▶ What the exercise asks
Quote each line of the material verbatim, without the pictures.

▶ Source data
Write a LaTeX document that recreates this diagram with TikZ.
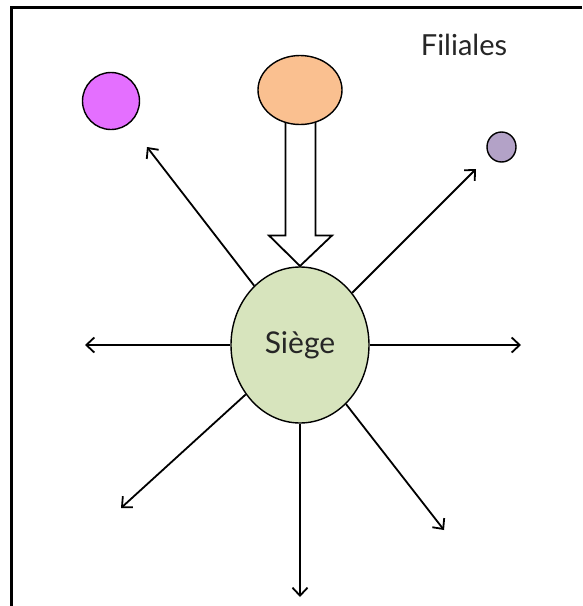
\documentclass[tikz,border=0pt]{standalone}
\usepackage{fontspec}
\setmainfont{Lato}
\usetikzlibrary{arrows.meta,shapes.geometric}
\definecolor{siegegreen}{HTML}{D7E4BD}
\definecolor{orangefil}{HTML}{FAC090}
\definecolor{magentafil}{HTML}{E46FFF}
\definecolor{purplefil}{HTML}{B3A2C7}
\begin{document}
\begin{tikzpicture}[x=1pt,y=-1pt,
  bubble/.style={ellipse,draw=black,line width=1.4pt,inner sep=0pt},
  ray/.style={line width=1.8pt,-{Straight Barb[length=8pt,width=15pt]}},
  label/.style={font=\fontsize{30}{34}\selectfont,text=black!85}]
\useasboundingbox (0,0) rectangle (582,606);
\fill[white] (0,0) rectangle (582,606);
% frame
\draw[line width=3pt] (582,7.5) -- (11.5,7.5) -- (11.5,606);
% hollow arrow
\draw[line width=1.8pt,fill=white] (285.5,110) -- (285.5,235.5) -- (269,235.5) -- (300,266) -- (332,235.5) -- (315.5,235.5) -- (315.5,110);
% nodes
\node[bubble,fill=orangefil,minimum width=84pt,minimum height=69pt] (orange) at (300,90) {};
\node[bubble,fill=magentafil,minimum width=57pt,minimum height=57pt] (magenta) at (111,101) {};
\node[bubble,fill=purplefil,minimum width=29pt,minimum height=30pt] (purple) at (501.5,147) {};
\node[bubble,fill=siegegreen,minimum width=138pt,minimum height=156pt,label] (siege) at (300,345) {Siège};
\node[label,font=\fontsize{29}{33}\selectfont] (filiales) at (464,45) {Filiales};
% tips
\coordinate (tUL) at (147,147);
\coordinate (tUR) at (476,169);
\coordinate (tL) at (85,345);
\coordinate (tR) at (521,345);
\coordinate (tDL) at (121,508);
\coordinate (tD) at (300,597);
\coordinate (tDR) at (444,530);
\foreach \t in {tUL,tUR,tL,tR,tDL,tD,tDR}
  \draw[ray] (siege) -- (\t);
\end{tikzpicture}
\end{document}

▶ Answer
Write a LaTeX document that recreates this diagram with TikZ.
\documentclass[tikz,border=0pt]{standalone}
\usepackage{fontspec}
\setmainfont{Lato}
\usetikzlibrary{arrows.meta,shapes.geometric}
\definecolor{siegegreen}{HTML}{D7E4BD}
\definecolor{orangefil}{HTML}{FAC090}
\definecolor{magentafil}{HTML}{E46FFF}
\definecolor{purplefil}{HTML}{B3A2C7}
\begin{document}
\begin{tikzpicture}[x=1pt,y=-1pt,
  bubble/.style={ellipse,draw=black,line width=1.4pt,inner sep=0pt},
  ray/.style={line width=1.8pt,-{Straight Barb[length=8pt,width=15pt]}},
  label/.style={font=\fontsize{30}{34}\selectfont,text=black!85}]
\useasboundingbox (0,0) rectangle (582,606);
\fill[white] (0,0) rectangle (582,606);
% frame
\draw[line width=3pt] (582,7.5) -- (11.5,7.5) -- (11.5,606);
% hollow arrow
\draw[line width=1.8pt,fill=white] (285.5,110) -- (285.5,235.5) -- (269,235.5) -- (300,266) -- (332,235.5) -- (315.5,235.5) -- (315.5,110);
% nodes
\node[bubble,fill=orangefil,minimum width=84pt,minimum height=69pt] (orange) at (300,90) {};
\node[bubble,fill=magentafil,minimum width=57pt,minimum height=57pt] (magenta) at (111,101) {};
\node[bubble,fill=purplefil,minimum width=29pt,minimum height=30pt] (purple) at (501.5,147) {};
\node[bubble,fill=siegegreen,minimum width=138pt,minimum height=156pt,label] (siege) at (300,345) {Siège};
\node[label,font=\fontsize{29}{33}\selectfont] (filiales) at (464,45) {Filiales};
% tips
\coordinate (tUL) at (147,147);
\coordinate (tUR) at (476,169);
\coordinate (tL) at (85,345);
\coordinate (tR) at (521,345);
\coordinate (tDL) at (121,508);
\coordinate (tD) at (300,597);
\coordinate (tDR) at (444,530);
\foreach \t in {tUL,tUR,tL,tR,tDL,tD,tDR}
  \draw[ray] (siege) -- (\t);
\end{tikzpicture}
\end{document}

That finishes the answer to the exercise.